By Estelle Shirbon
A bomb has exploded under a car in Belfast, the capital of Northern Ireland, but no one was injured, while part of a major train line has been suspended in a separate security alert, police said on Thursday.
In another two incidents, police were investigating suspicious objects in separate places in Belfast and have evacuated nearby premises.
“We believe at this stage that a device may have exploded, or partially exploded under a parked car, causing extensive damage to the car,” the Police Service of Northern Ireland said in a statement.
The explosion occurred on Wednesday night, police said. Officers were still at the scene examining an object. Part of the road has been closed and a number of residents evacuated.
Separately, police said they had been made aware of suspicious activity around a railway crossing in Lurgan, outside Belfast, on Wednesday night. They received reports that a device had been left on the railway line.
All services on the railway line between Belfast and Dublin, the capital of the Republic of Ireland to the south, were suspended until further notice.
In each of the other security alerts in Belfast, police had closed roads and evacuated residents following the discovery of a suspicious object.
Northern Ireland was plagued for decades by violence between Republicans wanting to split from the United Kingdom and become part of the Republic of Ireland, and Unionists wanting to remain part of the United Kingdom.

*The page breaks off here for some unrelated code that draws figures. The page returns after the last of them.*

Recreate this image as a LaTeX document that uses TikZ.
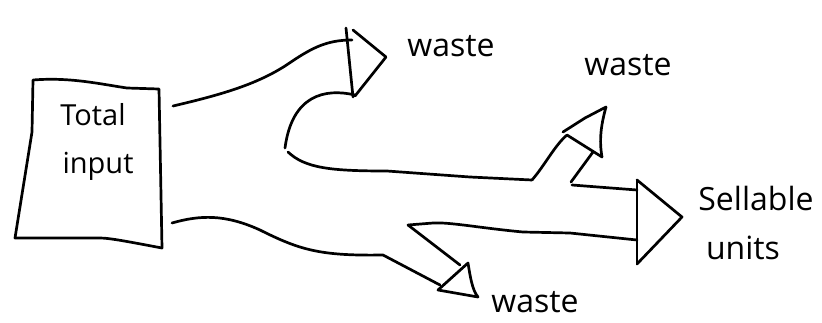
\documentclass[tikz,border=0pt]{standalone}
\usepackage{fontspec}
\setmainfont{Open Sans}
\begin{document}
\begin{tikzpicture}[x=1pt,y=-1pt,
  pen/.style={line width=2.7pt,line cap=round,line join=round,black},
  lbl/.style={inner sep=0pt,font=\fontsize{32}{34}\selectfont},
  lblsmall/.style={inner sep=0pt,font=\fontsize{29}{31}\selectfont}]
\useasboundingbox (0,0) rectangle (822,322);
% box
\draw[pen] (33,80) .. controls (70,77) and (100,84) .. (127,88) -- (159,89)
  -- (162,248) .. controls (130,242) and (110,238) .. (100,238) -- (15,238)
  -- (32,132) -- cycle;
\node[lblsmall] (total) at (93,115) {Total};
\node[lblsmall] (input) at (98,166) {input};
% top flow to top waste
\coordinate (t0) at (173,106);
\coordinate (tb1) at (346,28);
\coordinate (tb2) at (353,97);
\coordinate (ttip) at (386,57);
\draw[pen] (t0) .. controls (220,95) and (255,85) .. (285,66)
  .. controls (310,49) and (325,40) .. (352,40);
\draw[pen] (tb1) -- (tb2);
\draw[pen] (353,30) -- (ttip) -- (355,96);
\draw[pen] (355,95) .. controls (325,88) and (292,95) .. (285,148);
% middle flow
\draw[pen] (288,152) .. controls (305,168) and (330,171) .. (387,171)
  -- (470,177) -- (532,180);
\coordinate (wa) at (563,132);
\coordinate (wt) at (606,107);
\coordinate (wc) at (602,157);
\draw[pen] (532,180) .. controls (545,165) and (555,145) .. (567,135);
\draw[pen] (wa) -- (585,118) -- (wt) .. controls (601,125) and (599,140) .. (wc) -- (567,135);
\draw[pen] (571,182) -- (593,152);
\draw[pen] (572,185) -- (637,190);
% sellable arrow
\coordinate (sa) at (637,180);
\coordinate (stip) at (682,217);
\coordinate (sb) at (637,264);
\draw[pen] (sa) -- (sb);
\draw[pen] (sa) -- (stip) -- (sb);
\draw[pen] (637,240) -- (570,233) -- (523,232) .. controls (480,228) and (450,222) .. (433,223) -- (408,225);
% bottom waste
\draw[pen] (408,225) -- (460,265);
\draw[pen] (438,290) -- (468,263) .. controls (470,275) and (472,290) .. (478,297) -- cycle;
\draw[pen] (172,223) .. controls (200,215) and (225,214) .. (260,230)
  .. controls (300,250) and (320,256) .. (383,255) -- (440,285);
% labels
\node[lbl] (w1) at (451,46) {waste};
\node[lbl] (w2) at (628,65) {waste};
\node[lbl] (sell) at (756,198) {Sellable};
\node[lbl] (units) at (743,248) {units};
\node[lbl] (w3) at (535,302) {waste};
\end{tikzpicture}
\end{document}
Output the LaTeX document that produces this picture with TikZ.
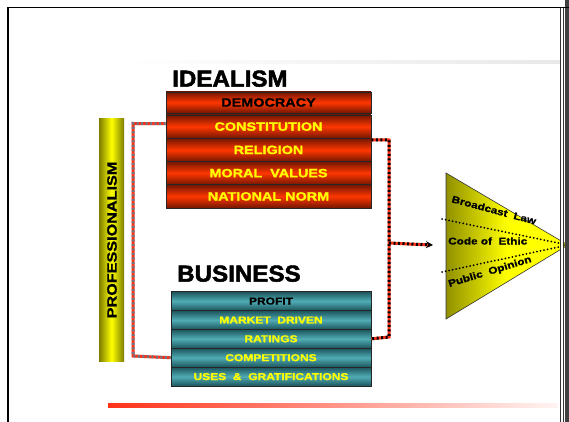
\documentclass[tikz,border=0pt]{standalone}
\usepackage{fontspec}
\setmainfont{Liberation Sans}
\newfontfamily\rowf[FakeStretch=1.2,FakeBold=1.3]{Liberation Sans}
\newfontfamily\trif[FakeStretch=1.2,FakeBold=0.8]{Liberation Sans}
\newfontfamily\titf[FakeStretch=1.05,FakeBold=2.2]{Liberation Sans}
\usetikzlibrary{arrows.meta}
\definecolor{redmid}{RGB}{255,55,0}
\definecolor{reddark}{RGB}{115,22,0}
\definecolor{tealmid}{RGB}{80,172,180}
\definecolor{tealdark}{RGB}{28,84,92}
\definecolor{ylw}{RGB}{255,255,0}
\definecolor{olv}{RGB}{125,125,0}
\definecolor{lnred}{RGB}{255,50,25}
\definecolor{stripegray}{RGB}{110,120,130}
\begin{document}
\begin{tikzpicture}[x=1pt,y=-1pt,
  redrow/.style={draw=black!85, line width=0.8pt, minimum width=205pt,
    minimum height=23.25pt, inner sep=0pt,
    top color=reddark, bottom color=reddark, middle color=redmid,
    font=\rowf\bfseries\fontsize{12}{12}\selectfont, text=ylw},
  tealrow/.style={draw=black!85, line width=0.8pt, minimum width=200pt,
    minimum height=18.86pt, inner sep=0pt,
    top color=tealdark, bottom color=tealdark, middle color=tealmid,
    font=\rowf\bfseries\fontsize{10}{10}\selectfont, text=ylw},
  titlestyle/.style={font=\titf\bfseries\fontsize{23}{23}\selectfont, text=black, inner sep=0pt},
  tritext/.style={font=\trif\bfseries\fontsize{9.8}{9.8}\selectfont, text=black, inner sep=0pt},
  linkbase/.style={line width=3pt, draw=lnred},
  graystripe/.style={line width=3pt, draw=stripegray, dash pattern=on 2pt off 2.5pt},
  blackstripe/.style={line width=3pt, draw=black, dash pattern=on 2pt off 2.5pt},
  dotline/.style={draw=black, line width=2pt, line cap=round, dash pattern=on 0pt off 3.6pt}
]
\useasboundingbox (0,0) rectangle (569,422);
\fill[white] (0,0) rectangle (569,422);

% frame
\draw[black, line width=1.2pt] (8,422) -- (8,7.5) -- (569,7.5);

% top grey rule and bottom red rule
\shade[left color=white, right color=black!9] (120,61) rectangle (560,64);
\shade[left color=lnred, right color=lnred!5] (108,403) rectangle (558,407);

% titles
\node[titlestyle, anchor=south west] (idealism) at (172,87) {IDEALISM};
\node[titlestyle, anchor=south west] (business) at (177,282) {BUSINESS};

% professionalism bar
\shade[left color=olv, right color=olv, middle color=ylw] (99,119) rectangle (124,361);
\node[font=\rowf\bfseries\fontsize{13.5}{13.5}\selectfont, rotate=90, inner sep=0pt] (prof) at (112,240) {PROFESSIONALISM};

% idealism rows
\node[redrow, minimum height=21pt, text=black] (democracy) at (268.5,102.5) {DEMOCRACY};
\node[redrow] (constitution) at (268.5,126.6) {CONSTITUTION};
\node[redrow] (religion) at (268.5,149.9) {RELIGION};
\node[redrow] (moral) at (268.5,173.1) {MORAL\ \ VALUES};
\node[redrow] (national) at (268.5,196.4) {NATIONAL NORM};

% business rows
\node[tealrow, text=black] (profit) at (271,301.1) {PROFIT};
\node[tealrow] (market) at (271,320.0) {MARKET\ \ DRIVEN};
\node[tealrow] (ratings) at (271,338.8) {RATINGS};
\node[tealrow] (competitions) at (271,357.7) {COMPETITIONS};
\node[tealrow] (uses) at (271,376.6) {USES\ \ \&\ \ GRATIFICATIONS};

% left connector
\coordinate (lt) at (133,123.5);
\coordinate (lb) at (133,356);
\foreach \s in {linkbase,graystripe}{
  \draw[\s] ([yshift=3pt]constitution.west) -- (lt) -- (lb) -- (competitions.west);
}

% right connector
\coordinate (rt) at (389,140);
\coordinate (rb) at (389,337);
\coordinate (junc) at (389,243);
\foreach \s in {linkbase,blackstripe}{
  \draw[\s] ([yshift=-2pt]religion.north east) -- (rt) -- (rb) -- (ratings.east);
}

% triangle
\coordinate (tri) at (446,245);
\shade[left color=olv!85!ylw, right color=ylw, middle color=ylw] (446,173) -- (568,245) -- (446,319) -- cycle;
\draw[black!80, line width=0.6pt] (446,173) -- (568,245) -- (446,319) -- cycle;
\coordinate (apex) at (568,245);
\coordinate (d1) at (442,219);
\coordinate (d2) at (442,272);
\draw[dotline] (d1) -- (apex);
\draw[dotline] (d2) -- (apex);
\node[tritext, rotate=-15] (blaw) at (494,210) {Broadcast\ \ Law};
\node[tritext, anchor=west] (ethic) at (448,241) {Code of\ \ Ethic};
\node[tritext, rotate=17] (popinion) at (490,272) {Public\ \ Opinion};

% arrow to triangle
\draw[linkbase] (junc) -- ([xshift=-16pt]tri);
\draw[blackstripe, -{Stealth[length=7pt,width=7pt]}] (junc) -- ([xshift=-13pt]tri);

% frame right edge, on top of the triangle
\fill[black!75] (565,0) rectangle (569,422);
\fill[white] (561,7.5) rectangle (563,422);
\draw[black!80, line width=1pt] (560.5,7.5) -- (560.5,422);
\draw[black!80, line width=1pt] (563.5,7.5) -- (563.5,422);
\draw[black, line width=1.2pt] (8,7.5) -- (569,7.5);
\end{tikzpicture}
\end{document}
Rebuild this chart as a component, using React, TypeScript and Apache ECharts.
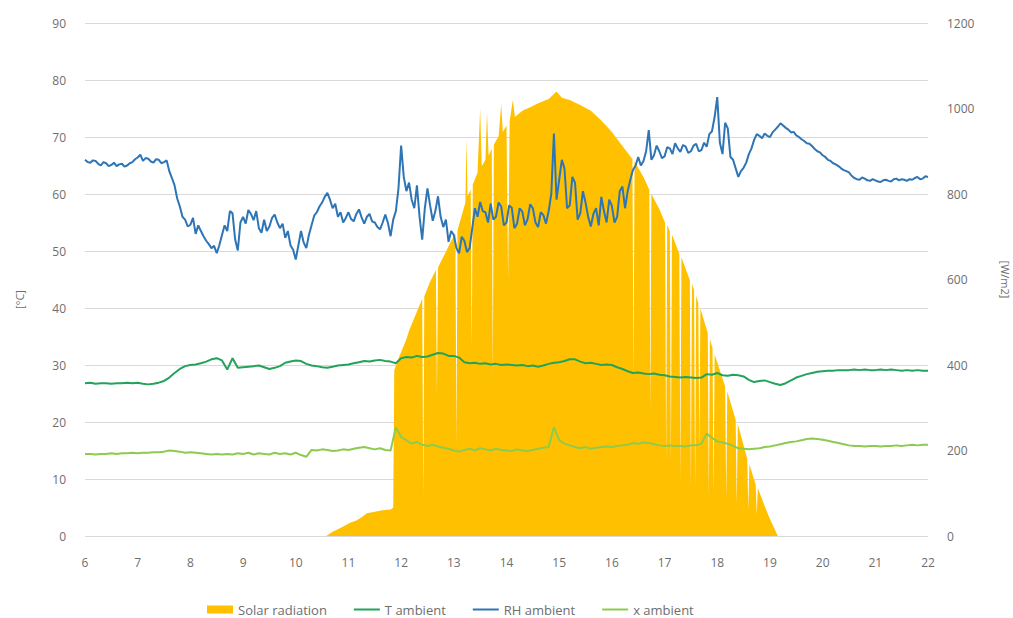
import React, { useEffect, useRef } from "react";
import * as echarts from "echarts";

// Time grids (hours)
const hours: number[] = Array.from({ length: 161 }, (_, i) => Math.round((6 + i * 0.1) * 100) / 100);
const rhHours: number[] = Array.from({ length: 321 }, (_, i) => Math.round((6 + i * 0.05) * 100) / 100);

const xTicks = [6, 7, 8, 9, 10, 11, 12, 13, 14, 15, 16, 17, 18, 19, 20, 21, 22];

// RH ambient [%] (left axis), 0.05 h sampling
const rhAmbient: number[] = [
  66.0, 65.6, 65.5, 65.9, 65.8, 65.3, 65.0, 65.6, 65.4, 64.9, 65.1, 65.5, 64.9, 65.2, 65.3, 64.8, 65.0, 65.4, 65.6, 66.1,
  66.4, 66.9, 65.8, 66.3, 66.2, 65.7, 65.5, 66.1, 66.0, 65.4, 65.6, 65.9, 64.0, 62.8, 61.5, 59.2, 57.8, 56.0, 55.5, 54.3,
  54.6, 55.8, 53.0, 54.5, 53.5, 52.6, 51.8, 51.2, 50.5, 50.9, 49.6, 51.0, 52.8, 54.5, 53.5, 57.0, 56.6, 52.0, 50.1, 55.0,
  56.0, 54.8, 57.2, 56.5, 55.4, 57.0, 54.0, 53.2, 55.5, 53.5, 54.3, 55.8, 56.4, 55.0, 54.0, 54.8, 52.3, 53.5, 51.0, 50.2,
  48.5, 51.0, 53.5, 51.5, 50.5, 52.8, 54.5, 56.2, 56.8, 57.8, 58.5, 59.5, 60.2, 59.0, 57.5, 58.3, 56.0, 56.8, 55.0, 55.8,
  56.8, 55.6, 55.2, 56.5, 57.3, 55.9, 54.8, 56.0, 56.5, 55.2, 55.0, 54.2, 53.8, 55.0, 56.4, 54.9, 52.6, 55.5, 57.0, 61.0,
  68.5, 63.0, 60.5, 62.0, 59.0, 57.5, 61.5, 56.0, 52.0, 57.5, 61.0, 58.0, 55.3, 57.0, 59.6, 56.0, 54.2, 55.5, 51.6, 53.5,
  52.8, 50.5, 49.6, 52.5, 51.8, 49.8, 50.5, 54.0, 57.5, 56.0, 58.6, 57.0, 56.8, 55.0, 58.3, 55.5, 56.0, 58.5, 57.8, 54.5,
  55.0, 58.0, 57.6, 54.0, 54.8, 57.5, 56.9, 54.5, 55.6, 58.2, 57.5, 55.0, 54.2, 56.8, 56.3, 54.8, 57.0, 60.0, 70.6, 59.0,
  62.5, 66.0, 64.5, 57.5, 58.0, 63.0, 62.0, 55.5, 56.6, 60.5, 58.5, 56.0, 54.3, 56.5, 57.5, 54.5, 59.5, 57.0, 55.0, 59.0,
  57.9, 55.0, 56.0, 60.5, 61.3, 57.5, 60.5, 62.5, 64.2, 65.0, 66.5, 65.0, 65.8, 67.5, 71.2, 66.0, 66.8, 68.5, 67.5, 66.3,
  66.6, 68.2, 68.0, 67.0, 68.9, 68.0, 67.4, 68.6, 68.3, 67.2, 67.5, 68.5, 68.8, 67.5, 67.7, 69.0, 68.3, 70.5, 71.0, 73.5,
  77.0, 69.0, 67.0, 72.5, 71.5, 66.5, 66.0, 64.5, 63.0, 64.0, 64.6, 65.5, 67.0, 68.0, 69.5, 70.5, 70.2, 69.8, 70.6, 70.2,
  70.0, 70.8, 71.3, 71.8, 72.4, 72.0, 71.6, 71.3, 70.8, 70.9, 70.3, 70.0, 69.6, 69.3, 68.9, 68.8, 68.4, 67.9, 67.5, 67.3,
  66.8, 66.5, 66.0, 65.8, 65.4, 65.2, 64.9, 64.5, 64.2, 64.0, 63.8, 63.2, 62.8, 62.6, 62.5, 62.9, 62.7, 62.4, 62.3, 62.6,
  62.4, 62.2, 62.1, 62.4, 62.5, 62.3, 62.2, 62.6, 62.7, 62.4, 62.6, 62.5, 62.3, 62.6, 62.5, 62.8, 63.0, 62.6, 62.7, 63.1,
  63.0,
];

// T ambient [°C] (left axis), 0.1 h sampling
const tAmbient: number[] = [
  26.8, 26.9, 26.7, 26.8, 26.8, 26.7, 26.8, 26.8, 26.9, 26.8,
  26.9, 26.7, 26.6, 26.7, 26.9, 27.2, 27.8, 28.6, 29.3, 29.8,
  30.0, 30.1, 30.3, 30.6, 31.0, 31.2, 30.8, 29.2, 31.2, 29.5,
  29.6, 29.7, 29.8, 29.9, 29.6, 29.3, 29.5, 29.8, 30.4, 30.6,
  30.8, 30.7, 30.2, 29.9, 29.8, 29.6, 29.5, 29.7, 29.9, 30.0,
  30.1, 30.3, 30.5, 30.7, 30.6, 30.8, 30.9, 30.7, 30.6, 30.3,
  31.2, 31.4, 31.3, 31.6, 31.4, 31.5, 31.8, 32.1, 32.0, 31.6,
  31.6, 31.3, 30.5, 30.3, 30.4, 30.2, 30.3, 30.1, 30.2, 30.0,
  30.1, 30.0, 29.9, 30.0, 29.8, 29.9, 29.7, 29.9, 30.2, 30.4,
  30.5, 30.7, 31.0, 31.0, 30.6, 30.3, 30.4, 30.2, 30.0, 30.1,
  30.0, 29.6, 29.3, 28.9, 28.6, 28.7, 28.5, 28.4, 28.5, 28.3,
  28.2, 28.0, 27.9, 27.8, 27.9, 27.8, 27.7, 27.8, 28.4, 28.3,
  28.6, 28.2, 28.1, 28.3, 28.2, 28.0, 27.4, 27.0, 27.2, 27.3,
  27.0, 26.7, 26.5, 26.8, 27.3, 27.8, 28.1, 28.4, 28.6, 28.8,
  28.9, 29.0, 29.0, 29.1, 29.1, 29.1, 29.2, 29.1, 29.2, 29.1,
  29.1, 29.2, 29.1, 29.2, 29.1, 29.0, 29.1, 29.0, 29.1, 29.0,
  29.0,
];

// x ambient (left axis), 0.1 h sampling
const xAmbient: number[] = [
  14.4, 14.4, 14.3, 14.4, 14.4, 14.5, 14.4, 14.5, 14.5, 14.6,
  14.5, 14.6, 14.6, 14.7, 14.7, 14.8, 15.0, 14.9, 14.8, 14.6,
  14.7, 14.6, 14.5, 14.4, 14.3, 14.4, 14.3, 14.4, 14.3, 14.5,
  14.4, 14.6, 14.3, 14.5, 14.4, 14.3, 14.6, 14.4, 14.5, 14.3,
  14.6, 14.2, 13.9, 15.1, 15.0, 15.2, 15.1, 14.9, 15.0, 15.2,
  15.1, 15.3, 15.5, 15.6, 15.4, 15.2, 15.4, 15.1, 15.0, 19.1,
  17.4, 16.8, 16.2, 16.5, 16.0, 15.8, 16.0, 15.7, 15.5, 15.3,
  15.0, 14.8, 15.1, 15.3, 15.0, 15.4, 15.2, 15.0, 15.3, 15.1,
  15.0, 14.9, 15.2, 15.0, 14.9, 15.1, 15.3, 15.5, 15.6, 19.1,
  16.8, 16.2, 15.9, 15.6, 15.4, 15.6, 15.3, 15.5, 15.6, 15.7,
  15.6, 15.8, 15.9, 16.0, 16.3, 16.2, 16.4, 16.3, 16.1, 15.9,
  15.8, 15.9, 15.8, 15.8, 15.7, 15.9, 15.9, 16.2, 18.0, 17.2,
  16.6, 16.4, 16.2, 15.8, 15.4, 15.3, 15.2, 15.3, 15.4, 15.6,
  15.7, 15.9, 16.1, 16.3, 16.5, 16.6, 16.8, 17.0, 17.1, 17.0,
  16.9, 16.7, 16.5, 16.3, 16.1, 15.9, 15.8, 15.8, 15.7, 15.8,
  15.8, 15.7, 15.8, 15.8, 15.9, 15.8, 15.9, 16.0, 15.9, 16.0,
  16.0,
];

// Solar radiation [W/m2] (right axis): sample time and value
const solarTime: number[] = [
  10.58, 10.7, 10.8, 10.9, 11.03, 11.15, 11.25, 11.35, 11.5, 11.65, 11.8, 11.85,
  11.87, 11.95, 12.05, 12.1, 12.15, 12.25, 12.35, 12.4, 12.42, 12.44, 12.55, 12.66, 12.68, 12.7,
  12.85, 12.95, 13.03, 13.05, 13.07, 13.15, 13.22, 13.24, 13.26, 13.32, 13.34, 13.36,
  13.45, 13.5, 13.53, 13.6, 13.63, 13.66, 13.72, 13.74, 13.76, 13.85, 13.9, 13.93,
  14.0, 14.03, 14.06, 14.12, 14.16, 14.3, 14.45, 14.6, 14.8, 14.95, 15.05, 15.2,
  15.4, 15.6, 15.8, 16.0, 16.2, 16.39, 16.41, 16.43, 16.6, 16.71, 16.73, 16.75,
  16.9, 17.01, 17.03, 17.05, 17.1, 17.12, 17.14, 17.28, 17.3, 17.32, 17.48, 17.5,
  17.52, 17.56, 17.58, 17.6, 17.64, 17.66, 17.68, 17.82, 17.84, 17.86, 17.91, 17.93,
  17.95, 18.15, 18.17, 18.19, 18.35, 18.37, 18.39, 18.57, 18.59, 18.61, 18.73, 18.75,
  18.77, 18.9, 19.0, 19.15,
];
const solarRadiation: number[] = [
  0, 10, 16, 22, 31, 36, 44, 53, 57, 60, 62, 66,
  388, 415, 445, 460, 480, 510, 540, 555, 85, 560, 595, 622, 330, 628,
  665, 690, 708, 210, 715, 750, 780, 930, 795, 810, 440, 822,
  850, 1000, 865, 880, 990, 890, 905, 370, 915, 935, 1010, 945,
  960, 600, 970, 1020, 980, 995, 1003, 1012, 1022, 1040, 1025, 1020,
  1008, 995, 972, 945, 912, 882, 365, 876, 840, 810, 290, 800,
  765, 733, 170, 728, 712, 170, 705, 660, 130, 652, 598, 108,
  590, 575, 110, 562, 545, 200, 532, 475, 90, 460, 440, 100,
  425, 350, 85, 338, 272, 75, 262, 180, 60, 168, 120, 50,
  112, 70, 40, 0,
];

const C_SOLAR = "#FFC000";
const C_T = "#22A35A";
const C_RH = "#2E75B6";
const C_X = "#8DCB4F";
const C_TEXT = "#6E6E6E";
const C_GRID = "#D9D9D9";

export default function App() {
  const ref = useRef<HTMLDivElement>(null);

  useEffect(() => {
    document.body.style.margin = "0";
    if (!ref.current) return;
    const chart = echarts.init(ref.current, undefined, { renderer: "svg" });

    const zip = (xs: number[], ys: number[]) => xs.map((h, i) => [h, ys[i]]);
    const solar = zip(solarTime, solarRadiation);

    const font = "'Open Sans', 'Liberation Sans', sans-serif";
    const hideSymbol = { opacity: 0 };

    chart.setOption({
      animation: false,
      backgroundColor: "#ffffff",
      textStyle: { fontFamily: font },
      grid: { left: 85, right: 85, top: 23, bottom: 82, containLabel: false, outerBoundsMode: "none" },
      legend: {
        left: 202,
        top: 598,
        itemGap: 26,
        itemWidth: 26,
        itemHeight: 8,
        textStyle: { color: C_TEXT, fontSize: 13, fontFamily: font },
        data: [
          { name: "Solar radiation", icon: "rect" },
          { name: "T ambient", itemStyle: hideSymbol },
          { name: "RH ambient", itemStyle: hideSymbol },
          { name: "x ambient", itemStyle: hideSymbol },
        ],
      },
      xAxis: {
        type: "value",
        min: 6,
        max: 22,
        interval: 1,
        axisLine: { show: false },
        axisTick: { show: false },
        splitLine: { show: false },
        axisLabel: {
          color: C_TEXT,
          fontSize: 12,
          margin: 20,
          formatter: (v: number) => (xTicks.includes(v) ? String(v) : ""),
        },
      },
      yAxis: [
        {
          type: "value",
          min: 0,
          max: 90,
          interval: 10,
          name: "[°C]",
          nameLocation: "middle",
          nameGap: 60,
          nameTextStyle: { color: C_TEXT, fontSize: 11, padding: [0, 40, 0, 0] },
          axisLine: { show: false },
          axisTick: { show: false },
          axisLabel: { color: C_TEXT, fontSize: 12, margin: 19 },
          splitLine: { show: true, lineStyle: { color: C_GRID, width: 1 } },
        },
        {
          type: "value",
          min: 0,
          max: 1200,
          interval: 200,
          name: "[W/m2]",
          nameLocation: "middle",
          nameRotate: -90,
          nameGap: 72,
          nameTextStyle: { color: C_TEXT, fontSize: 11 },
          axisLine: { show: false },
          axisTick: { show: false },
          axisLabel: { color: C_TEXT, fontSize: 12, margin: 19, formatter: (v: number) => String(v) },
          splitLine: { show: false },
        },
      ],
      series: [
        {
          name: "Solar radiation",
          type: "line",
          yAxisIndex: 1,
          data: solar,
          symbol: "none",
          lineStyle: { width: 0, color: C_SOLAR },
          itemStyle: { color: C_SOLAR },
          areaStyle: { color: C_SOLAR, opacity: 1 },
          z: 1,
        },
        {
          name: "T ambient",
          type: "line",
          data: zip(hours, tAmbient),
          symbol: "none",
          lineStyle: { width: 2, color: C_T },
          itemStyle: { color: C_T },
          z: 3,
        },
        {
          name: "RH ambient",
          type: "line",
          data: zip(rhHours, rhAmbient),
          symbol: "none",
          lineStyle: { width: 2, color: C_RH },
          itemStyle: { color: C_RH },
          z: 4,
        },
        {
          name: "x ambient",
          type: "line",
          data: zip(hours, xAmbient),
          symbol: "none",
          lineStyle: { width: 2, color: C_X },
          itemStyle: { color: C_X },
          z: 3,
        },
      ],
    });

    return () => chart.dispose();
  }, []);

  return <div ref={ref} style={{ width: 1013, height: 618 }} />;
}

The conflict was largely brought to an end by the Good Friday peace agreement of 1998, although some dissidents continue to reject the power-sharing settlement.
Gerry Adams, the leader of Republican party Sinn Fein, called on those behind the suspected car bomb in Belfast to stop their violence and seek peace.
“Clearly whoever is responsible should desist,” Adams told Reuters in Dublin. “If you want to keep the union or you want a united Ireland, there’s now a peaceful and democratic way so these actions should stop.”
The threat level for Northern Ireland-related terrorism is currently set at severe, meaning an attack is considered highly likely.
The head of Britain’s MI5 security service said last month that dissident Republicans continued to pose a threat in Northern Ireland.
“Whilst there has been great progress in Northern Ireland, dissident Republicans continue to carry out terrorist attacks aimed at the police, prison officers and others,” Andrew Parker said in a rare speech. “There were more than 20 such attacks in 2014, most of which, thankfully, were unsuccessful.”